§ **What you have to do**
Return all of the data exactly as given.

§ **Recorded data**
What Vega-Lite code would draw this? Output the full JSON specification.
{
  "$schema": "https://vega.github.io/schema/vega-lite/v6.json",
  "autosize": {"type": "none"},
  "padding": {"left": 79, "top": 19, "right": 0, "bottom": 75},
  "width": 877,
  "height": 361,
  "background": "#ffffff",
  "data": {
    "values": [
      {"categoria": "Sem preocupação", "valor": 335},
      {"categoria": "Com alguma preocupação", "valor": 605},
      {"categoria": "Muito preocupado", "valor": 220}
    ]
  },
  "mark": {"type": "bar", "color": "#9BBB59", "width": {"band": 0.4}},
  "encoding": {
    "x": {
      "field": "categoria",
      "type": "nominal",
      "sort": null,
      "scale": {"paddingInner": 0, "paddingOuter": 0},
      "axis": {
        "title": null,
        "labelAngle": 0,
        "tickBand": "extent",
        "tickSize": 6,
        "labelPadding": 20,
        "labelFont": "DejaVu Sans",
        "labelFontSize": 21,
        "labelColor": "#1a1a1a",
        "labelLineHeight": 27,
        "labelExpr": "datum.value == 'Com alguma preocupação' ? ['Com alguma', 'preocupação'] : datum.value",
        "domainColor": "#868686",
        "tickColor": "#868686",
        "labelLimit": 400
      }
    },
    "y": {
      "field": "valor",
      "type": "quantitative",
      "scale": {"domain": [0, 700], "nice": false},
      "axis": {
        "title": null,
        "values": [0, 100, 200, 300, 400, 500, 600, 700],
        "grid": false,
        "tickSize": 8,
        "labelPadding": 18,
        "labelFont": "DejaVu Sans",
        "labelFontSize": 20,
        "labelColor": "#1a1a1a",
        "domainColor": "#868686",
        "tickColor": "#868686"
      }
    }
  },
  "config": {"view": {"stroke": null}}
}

§ **Result for this task**
What Vega-Lite code would draw this? Output the full JSON specification.
{
  "$schema": "https://vega.github.io/schema/vega-lite/v6.json",
  "autosize": {"type": "none"},
  "padding": {"left": 79, "top": 19, "right": 0, "bottom": 75},
  "width": 877,
  "height": 361,
  "background": "#ffffff",
  "data": {
    "values": [
      {"categoria": "Sem preocupação", "valor": 335},
      {"categoria": "Com alguma preocupação", "valor": 605},
      {"categoria": "Muito preocupado", "valor": 220}
    ]
  },
  "mark": {"type": "bar", "color": "#9BBB59", "width": {"band": 0.4}},
  "encoding": {
    "x": {
      "field": "categoria",
      "type": "nominal",
      "sort": null,
      "scale": {"paddingInner": 0, "paddingOuter": 0},
      "axis": {
        "title": null,
        "labelAngle": 0,
        "tickBand": "extent",
        "tickSize": 6,
        "labelPadding": 20,
        "labelFont": "DejaVu Sans",
        "labelFontSize": 21,
        "labelColor": "#1a1a1a",
        "labelLineHeight": 27,
        "labelExpr": "datum.value == 'Com alguma preocupação' ? ['Com alguma', 'preocupação'] : datum.value",
        "domainColor": "#868686",
        "tickColor": "#868686",
        "labelLimit": 400
      }
    },
    "y": {
      "field": "valor",
      "type": "quantitative",
      "scale": {"domain": [0, 700], "nice": false},
      "axis": {
        "title": null,
        "values": [0, 100, 200, 300, 400, 500, 600, 700],
        "grid": false,
        "tickSize": 8,
        "labelPadding": 18,
        "labelFont": "DejaVu Sans",
        "labelFontSize": 20,
        "labelColor": "#1a1a1a",
        "domainColor": "#868686",
        "tickColor": "#868686"
      }
    }
  },
  "config": {"view": {"stroke": null}}
}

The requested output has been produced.